It is calming to hear that Borsche started out small. After studying graphic design, he began to work in advertising, but soon grew tired of the back-then ego and power-driven industry: “In advertising you are basically editing large corporate manuals, it often doesn’t have much to do with design. That’s why I can’t watch Mad Men, it’s just too dramatically authentic.” His first steps in editorial design, though, were not exactly as he expected: “My first proper design job was Jetzt Magazine, for the first issues I designed, possibly the worst magazine in the world. I was completely overwhelmed, I had no idea how many rules there are in making a magazine, after a few issues I started to understand how a magazine works.” Opening his own studio in 2007, set in a wooden kiosk, eventually allowed Borsche to make his own rules and to develop an idiosyncratic visual signature.

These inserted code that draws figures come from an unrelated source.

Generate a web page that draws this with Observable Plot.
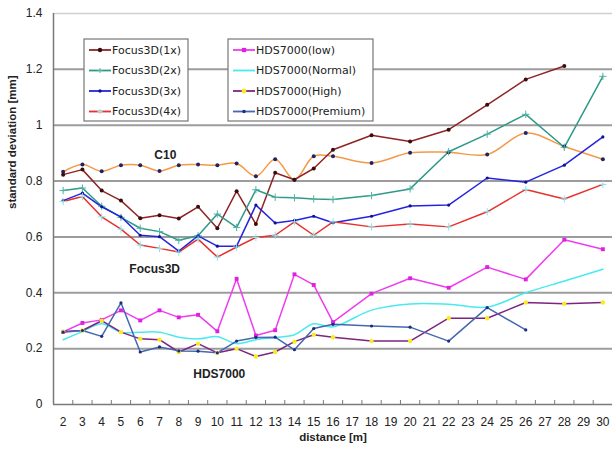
<!DOCTYPE html>
<html>
<head>
<meta charset="utf-8">
<script src="https://cdn.jsdelivr.net/npm/d3@7"></script>
<script src="https://cdn.jsdelivr.net/npm/@observablehq/plot@0.6"></script>
<style>
  html, body { margin: 0; padding: 0; background: #fff; }
  #chart svg { display: block; }
</style>
</head>
<body>
<div id="chart"></div>
<script>
// distances (m) at which the measurements were taken
const distance = [2,3,4,5,6,7,8,9,10,11,12,13,14,15,16,18,20,22,24,26,28,30];
const xTickLabels = d3.range(2, 31);
const yTicks = [0, 0.2, 0.4, 0.6, 0.8, 1, 1.2, 1.4];

// standard deviation [mm]
const c10      = [0.833,0.859,0.835,0.857,0.857,0.836,0.857,0.859,0.857,0.863,0.817,0.878,0.805,0.889,0.889,0.865,0.901,0.903,0.895,0.972,0.924,0.878];
const focus1x  = [0.823,0.841,0.766,0.730,0.667,0.678,0.666,0.708,0.631,0.764,0.646,0.830,0.805,0.845,0.912,0.964,0.942,0.984,1.073,1.164,1.212,null];
const focus2x  = [0.766,0.775,0.710,0.670,0.631,0.619,0.588,0.604,0.682,0.634,0.769,0.742,0.740,0.736,0.734,0.748,0.772,0.905,0.968,1.039,0.921,1.175];
const focus3x  = [0.730,0.757,0.708,0.672,0.606,0.601,0.549,0.604,0.567,0.567,0.714,0.650,0.659,0.674,0.651,0.674,0.711,0.714,0.811,0.796,0.857,0.958];
const focus4x  = [0.727,0.745,0.672,0.628,0.571,0.559,0.546,0.592,0.528,0.564,0.598,0.606,0.654,0.606,0.654,0.636,0.646,0.636,0.690,0.770,0.736,0.788];
const hdsLow     = [0.260,0.292,0.303,0.337,0.301,0.337,0.312,0.321,0.262,0.450,0.247,0.266,0.466,0.428,0.295,0.397,0.452,0.418,0.492,0.448,0.590,0.556];
const hdsNormal  = [0.232,0.261,0.289,0.259,0.259,0.259,0.241,0.235,0.243,0.218,0.232,0.240,0.250,0.289,0.278,0.338,0.360,0.359,0.349,0.400,0.442,0.484];
const hdsHigh    = [0.261,0.265,0.300,0.259,0.235,0.232,0.188,0.218,0.185,0.200,0.172,0.188,0.225,0.250,0.241,0.227,0.227,0.309,0.309,0.365,0.361,0.365];
const hdsPremium = [0.259,0.265,0.244,0.364,0.188,0.206,0.192,0.191,0.185,0.227,0.240,0.241,0.196,0.272,0.287,0.281,0.277,0.227,0.347,0.267,null,null];

const seriesNames = ["C10","Focus3D(1x)","Focus3D(2x)","Focus3D(3x)","Focus3D(4x)","HDS7000(low)","HDS7000(Normal)","HDS7000(High)","HDS7000(Premium)"];
const seriesValues = [c10, focus1x, focus2x, focus3x, focus4x, hdsLow, hdsNormal, hdsHigh, hdsPremium];

const groupLabels = [
  {text: "C10", x: 7.3, y: 0.892},
  {text: "Focus3D", x: 6.75, y: 0.484},
  {text: "HDS7000", x: 10.1, y: 0.108}
];

// styles
const style = {
  "C10":              {stroke: "#f29a48", mark: "#1e2466", symbol: "circle", r: 2, curve: "catmull-rom"},
  "Focus3D(1x)":      {stroke: "#8e2424", mark: "#3a0c0c", symbol: "circle", r: 2, curve: "linear"},
  "Focus3D(2x)":      {stroke: "#2f9a88", mark: "#4fb3a4", symbol: "plus", r: 2.5, curve: "linear"},
  "Focus3D(3x)":      {stroke: "#2424e0", mark: "#14148a", symbol: "circle", r: 1.6, curve: "linear"},
  "Focus3D(4x)":      {stroke: "#e8302c", mark: "#8ee4ea", symbol: "plus", r: 2.5, curve: "linear"},
  "HDS7000(low)":     {stroke: "#f03cf0", mark: "#e020e0", symbol: "square", r: 2.2, curve: "linear"},
  "HDS7000(Normal)":  {stroke: "#48eaf0", mark: null, symbol: "circle", r: 0, curve: "catmull-rom"},
  "HDS7000(High)":    {stroke: "#7c2480", mark: "#f8ec20", symbol: "circle", r: 2.2, curve: "linear"},
  "HDS7000(Premium)": {stroke: "#4468b0", mark: "#1c2c80", symbol: "circle", r: 1.6, curve: "linear"}
};

const rows = [];
seriesNames.forEach((name, si) => {
  distance.forEach((d, i) => {
    const v = seriesValues[si][i];
    if (v != null) rows.push({series: name, distance: d, value: v});
  });
});

const xBoundaries = d3.range(2.5, 30, 1);
const W = 612, H = 454;

const marks = [
  Plot.ruleY(yTicks.filter(d => d > 0 && d < 1.4), {stroke: "#9c9c9c", strokeWidth: 2}),
  Plot.ruleY([1.4], {stroke: "#d0d0d0", strokeWidth: 1.5}),
  Plot.ruleX([1.5], {y1: 0, y2: 1.4, stroke: "#7a7a7a", strokeWidth: 1.5}),
  Plot.ruleY([0], {stroke: "#7a7a7a", strokeWidth: 1.5}),
  Plot.tickX(xBoundaries, {x: d => d, stroke: "#7a7a7a", strokeWidth: 1, insetTop: 387})
];
seriesNames.forEach(name => {
  const s = style[name];
  const data = rows.filter(r => r.series === name);
  marks.push(Plot.line(data, {x: "distance", y: "value", stroke: s.stroke, strokeWidth: 1.5, curve: s.curve}));
});
seriesNames.forEach(name => {
  const s = style[name];
  if (!s.mark) return;
  const data = rows.filter(r => r.series === name);
  if (s.symbol === "plus") {
    marks.push(Plot.dot(data, {x: "distance", y: "value", symbol: "plus", r: s.r, stroke: s.mark, strokeWidth: 1}));
  } else {
    marks.push(Plot.dot(data, {x: "distance", y: "value", symbol: s.symbol, r: s.r, fill: s.mark, stroke: "none"}));
  }
});
marks.push(
  Plot.text(groupLabels, {x: "x", y: "y", text: "text", fontSize: 12, fontWeight: "bold", fill: "#222"}),
  Plot.axisY({ticks: yTicks, tickSize: 0, tickPadding: 11, tickFormat: d => String(d), fontSize: 12, label: null}),
  Plot.axisX({ticks: xTickLabels, tickSize: 0, tickPadding: 13, tickFormat: d => String(d), fontSize: 12, label: null}),
  Plot.text(["distance [m]"], {frameAnchor: "bottom", dy: 36, fontSize: 11.5, fontWeight: "bold", fill: "#222"}),
  Plot.text(["standard deviation [mm]"], {frameAnchor: "left", dx: -41, rotate: -90, fontSize: 11.5, fontWeight: "bold", fill: "#222"})
);

const chart = Plot.plot({
  width: W, height: H,
  marginLeft: 53, marginRight: 0, marginTop: 13, marginBottom: 50,
  style: {fontFamily: "'Liberation Sans', Arial, sans-serif", color: "#222", background: "#fff"},
  x: {domain: [1.5, 30.5], axis: null},
  y: {domain: [0, 1.4], axis: null},
  marks
});
document.getElementById("chart").appendChild(chart);

// legend boxes drawn inside the plot
const svg = d3.select(chart);
const symbolGen = {circle: d3.symbolCircle, square: d3.symbolSquare};
function legend(names, bx, by, bw, bh) {
  const g = svg.append("g")
    .attr("font-family", "'DejaVu Sans', sans-serif")
    .attr("font-size", 11)
    .attr("text-anchor", "start");
  g.append("rect").attr("x", bx).attr("y", by).attr("width", bw).attr("height", bh)
    .attr("fill", "#fff").attr("stroke", "#777").attr("stroke-width", 1.2);
  names.forEach((name, i) => {
    const s = style[name];
    const cy = by + 11 + i * 20.5;
    g.append("line").attr("x1", bx + 5).attr("x2", bx + 27).attr("y1", cy).attr("y2", cy)
      .attr("stroke", s.stroke).attr("stroke-width", 1.8);
    if (s.mark) {
      const p = g.append("path").attr("transform", `translate(${bx + 16},${cy})`);
      if (s.symbol === "plus") {
        p.attr("d", "M-2.5,0H2.5M0,-2.5V2.5").attr("stroke", s.mark).attr("fill", "none");
      } else {
        p.attr("d", d3.symbol(symbolGen[s.symbol], Math.PI * s.r * s.r * 1.2)()).attr("fill", s.mark);
      }
    }
    g.append("text").attr("x", bx + 28).attr("y", cy).attr("dy", "0.35em")
      .attr("text-anchor", "start").attr("fill", "#222").text(name);
  });
}
legend(["Focus3D(1x)","Focus3D(2x)","Focus3D(3x)","Focus3D(4x)"], 84, 39, 104, 82);
legend(["HDS7000(low)","HDS7000(Normal)","HDS7000(High)","HDS7000(Premium)"], 228, 39, 145, 82);
</script>
</body>
</html>
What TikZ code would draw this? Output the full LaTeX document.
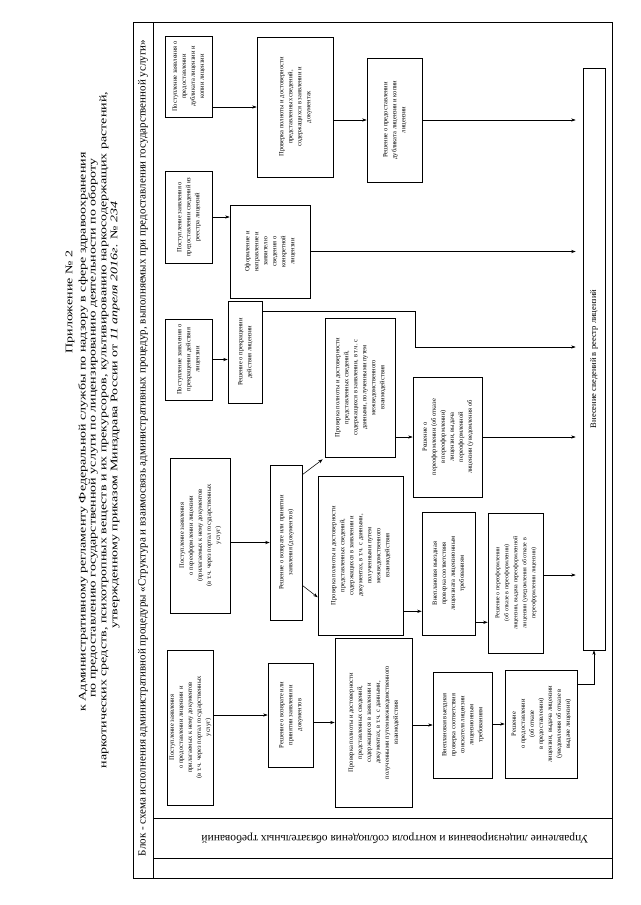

I am not surprised to learn that the father of two learned his craft through graffiti as a teenager. “I liked graffiti because people see it, if they want to or not. If a businessman is going to work by train and there is a panel on it, he has no option but to engage with it.” Today, Borsche is art director of several leading art magazines and the aesthetics of graffiti is still a key influence: “There are enough magazines which present art in a very clean look. Take the beautiful Art Review in London, it’s super polished and looks great.” Borsche is pushing into a different, less White Cube, direction. Instead of letting art speaks for itself, he engages in its visual language, creating a dynamic two-way discourse between content and form: “Spike has almost has a 70s vibe to it and a very fine-tuned layout. In contrast, Kaleidoscope has a bolder and more experimental design, which fits the artists they feature. There is definitely a dialogue between content and design.” Borsche likes to play with the boundaries of design and taste: “The way we use fonts sometimes hurt a bit. We like to experiment. If that means stretching the limits of what we consider beautiful, we can live with that.” Is this richness of styles an anti-position towards German pragmatism and intellectualism? “True, our style is not typically German”, he says, “but boldness is never a goal in itself”. The 43-year old is not trying to provoke. “My best friend’s mum collects the programmes we do for the Bavarian State Opera because she appreciates them as objects, and she has nothing to do with design.” Borsche is aware of the designer’s responsibility towards the public. Appealing to a heterogeneous audience of different ages and interests is therefore much more satisfying for Borsche than to only address a scene of design insiders. “Niche”, he says, “is boring anyway. My only goal is to make good design work.”
“I THINK NICHE IS BORING. I’M NOT INTERESTED IN THAT.”